The Gate to Women's Country by Sheri S. Tepper
278 pages
Published 1988
Read from February 26 to March 15
Rating: ★★½ out of 5
Spoilers ahead.
After a nuclear war devastates the globe, survivors gather under a leader named Martha Evesdaughter to build a new society, a better society, where indiscriminate war and the male lust for glory and domination and ownership will be bred out of the species, even if it takes a thousand years. Men are kept in garrisons, armed with Bronze Age technology, fed a cult of personal honor and duty and one-on-one combat, but given the chance to return to Women's Country should they choose. These less violent males become breeding stock, leading over many generations to brilliant, psychic empaths and clairvoyants, while the garrison males are told they are the sires of the "warriors' sons" birthed after every conjugal carnival, but they really aren't. And the breeding males and the ruling females can actually defend themselves, because they have like crazy ninja skills and weapons in addition to the clairvoyant empathy thing, so the warrior males are totally expendable. Got all that?

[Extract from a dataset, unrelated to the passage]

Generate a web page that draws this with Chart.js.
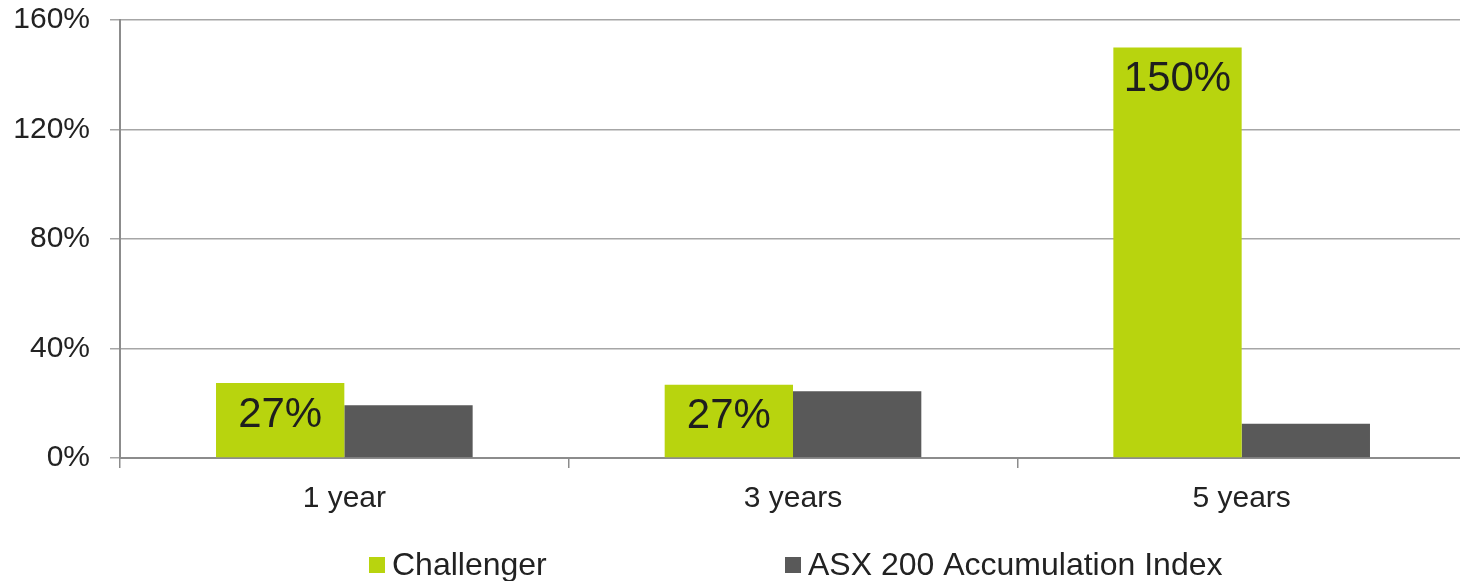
<!DOCTYPE html>
<html>
<head>
<meta charset="utf-8">
<script src="https://cdn.jsdelivr.net/npm/chart.js@4"></script>
<style>
  html, body { margin: 0; padding: 0; background: #fff; }
  #wrap { width: 1460px; height: 581px; overflow: hidden; }
</style>
</head>
<body>
<div id="wrap"><canvas id="returnsChart" width="1466" height="581"></canvas></div>
<script>
// data
const periods = ['1 year', '3 years', '5 years'];
const challenger = [27.4, 26.8, 150];
const asx200 = [19.3, 24.4, 12.5];
const yTicks = [0, 40, 80, 120, 160];

const GREEN = '#b8d40e';
const GREY = '#595959';
const FONT = '"Liberation Sans", Arial, sans-serif';

// value labels inside the Challenger bars
const barLabels = {
  id: 'barLabels',
  afterDatasetsDraw(chart) {
    const ctx = chart.ctx;
    const meta = chart.getDatasetMeta(0);
    ctx.save();
    ctx.font = '42px ' + FONT;
    ctx.fillStyle = '#1e1e1e';
    ctx.textAlign = 'center';
    ctx.textBaseline = 'middle';
    meta.data.forEach((bar, i) => {
      ctx.fillText(Math.round(challenger[i]) + '%', bar.x, bar.y + 32);
    });
    ctx.restore();
  }
};

// legend at the bottom, spaced wide like the original
const wideLegend = {
  id: 'wideLegend',
  afterDraw(chart) {
    const ctx = chart.ctx;
    const starts = [369, 785];
    const y = 565;
    ctx.save();
    ctx.font = '32px ' + FONT;
    ctx.textBaseline = 'middle';
    ctx.textAlign = 'left';
    chart.data.datasets.forEach((ds, i) => {
      ctx.fillStyle = ds.backgroundColor;
      ctx.fillRect(starts[i], y - 8, 16, 16);
      ctx.fillStyle = '#222';
      ctx.fillText(ds.label, starts[i] + 23, y + 1);
    });
    ctx.restore();
  }
};

const ctx = document.getElementById('returnsChart').getContext('2d');
const chart = new Chart(ctx, {
  type: 'bar',
  data: {
    labels: periods,
    datasets: [
      { label: 'Challenger', data: challenger, backgroundColor: GREEN },
      { label: 'ASX 200 Accumulation Index', data: asx200, backgroundColor: GREY }
    ]
  },
  options: {
    responsive: false,
    animation: false,
    layout: { padding: { top: 20, right: 0, bottom: 63, left: 0 } },
    datasets: {
      bar: { categoryPercentage: 0.572, barPercentage: 1.0 }
    },
    plugins: {
      legend: { display: false },
      tooltip: { enabled: false }
    },
    scales: {
      x: {
        afterFit: s => { s.height = 60; },
        grid: {
          offset: true,
          drawOnChartArea: false,
          drawTicks: true,
          tickLength: 10,
          color: '#8c8c8c',
          lineWidth: 1.5
        },
        border: { color: '#8c8c8c', width: 2 },
        ticks: {
          padding: 13,
          color: '#222',
          font: { family: FONT, size: 30 }
        }
      },
      y: {
        min: 0,
        max: 160,
        afterFit: s => { s.width = 120; s.paddingTop = 0; s.paddingBottom = 0; },
        afterBuildTicks: s => { s.ticks = yTicks.map(v => ({ value: v })); },
        grid: {
          color: '#a6a6a6',
          lineWidth: 1.5,
          tickLength: 10
        },
        border: { color: '#8c8c8c', width: 2 },
        ticks: {
          padding: 20,
          color: '#222',
          font: { family: FONT, size: 30 },
          callback: v => v + '%'
        }
      }
    }
  },
  plugins: [barLabels, wideLegend]
});
</script>
</body>
</html>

Allegorical novels can fall apart if the allegory doesn't grab the reader. Certainly the world didn't grab me, set up as it was solely to sustain the allegory. The characters could have been interesting if they hadn't all been making stupid, stubborn decisions because the plot needed them to. But the allegory here was the main thing, and it didn't work for me at all. For one thing, what was the allegorical meaning? That male-dominated societies suck, that men have all too often treated women as chattel and possessions, that honor and glory breed machismo and disrespect for women? All valid points, but even in 1988 I think you would have needed something more to bulk up your novel. Women's Country felt insubstantial -- and, worst of all, it was boring.
Tepper hints at the role of the Campbellian hero's quest as a male empowerment fantasy and a rationale for misogynistic behavior, a theme she would treat in great detail in Raising the Stones, but in neither book does she develop that thesis to any satisfactory conclusion. (Another thing she revisits in Sideshow is the caricature of the god-fearin' patriarchal society, which feels like a protracted detour in this book and led to a less than satisfying climax. Not elegant plotting.) The whole "breeding the violence out of the men" thing was some half-baked anthropology -- violence, cooperation, and empathy are largely modulated by culture, so I couldn't stop thinking how stupid it was to let the warrior males raise all the male children from age 5 on, Sparta style, if you wanted to set up a peaceful matriarchal society.